■ **RECORDED DATA**:
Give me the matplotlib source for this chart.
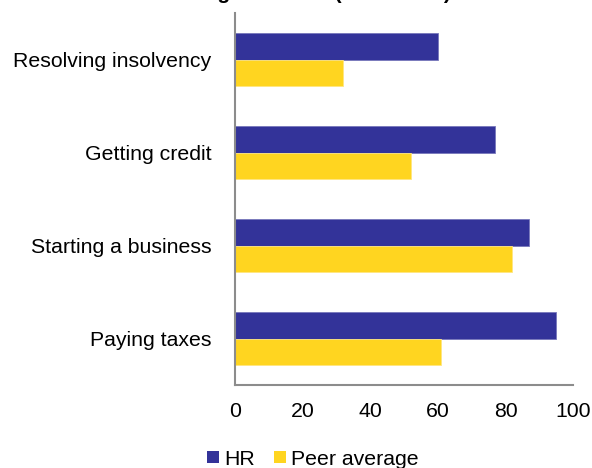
import matplotlib.pyplot as plt
from matplotlib.patches import Patch
import numpy as np

plt.rcParams['font.family'] = ['Liberation Sans', 'DejaVu Sans']

# data, bottom to top
categories = ['Paying taxes', 'Starting a business', 'Getting credit', 'Resolving insolvency']
hr = [95, 87, 77, 60]
peer = [61, 82, 52, 32]
series_names = ['HR', 'Peer average']

hr_color = '#333399'
peer_color = '#FFD520'

fig = plt.figure(figsize=(5.92, 4.68), dpi=100)
ax = fig.add_axes([0.397, 0.177, 0.571, 0.795])

y = np.arange(len(categories))
h = 0.287
ax.barh(y + h / 2, hr, height=h, color=hr_color, edgecolor='#7777bb', linewidth=0.6)
ax.barh(y - h / 2, peer, height=h, color=peer_color, edgecolor='#ffe680', linewidth=0.6)

ax.set_ylim(-0.5, 3.5)
ax.set_xlim(0, 100)
ax.set_xticks([0, 20, 40, 60, 80, 100])
ax.set_yticks(y)
ax.set_yticklabels(categories)
ax.tick_params(axis='both', length=0, labelsize=15.3)
ax.tick_params(axis='x', pad=12)
ax.tick_params(axis='y', pad=17)

for s in ['top', 'right']:
    ax.spines[s].set_visible(False)
for s in ['left', 'bottom']:
    ax.spines[s].set_color('#8c8c8c')
    ax.spines[s].set_linewidth(1.5)

# title sits mostly above the visible area, as in the source image
fig.text(0.526, 1.002, 'Doing Business (DTF score)', ha='center', va='baseline',
         fontsize=15, fontweight='bold')

handles = [Patch(facecolor=hr_color), Patch(facecolor=peer_color)]
fig.legend(handles, series_names, loc='center', bbox_to_anchor=(0.5286, 0.019),
           ncol=2, frameon=False, fontsize=15.3, handlelength=0.55, handleheight=0.55,
           handletextpad=0.25, columnspacing=0.92, borderpad=0)

fig.savefig('out.png', dpi=100)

■ **PROBLEM REQUIREMENTS**: Write out again, exactly, the lines from the start of the listing up to the line containing "plt.rcParams['font.family'] = ['Liberation", with both ends and without pictures.

■ **COMPLETED EXERCISE**:
Give me the matplotlib source for this chart.
import matplotlib.pyplot as plt
from matplotlib.patches import Patch
import numpy as np

plt.rcParams['font.family'] = ['Liberation Sans', 'DejaVu Sans']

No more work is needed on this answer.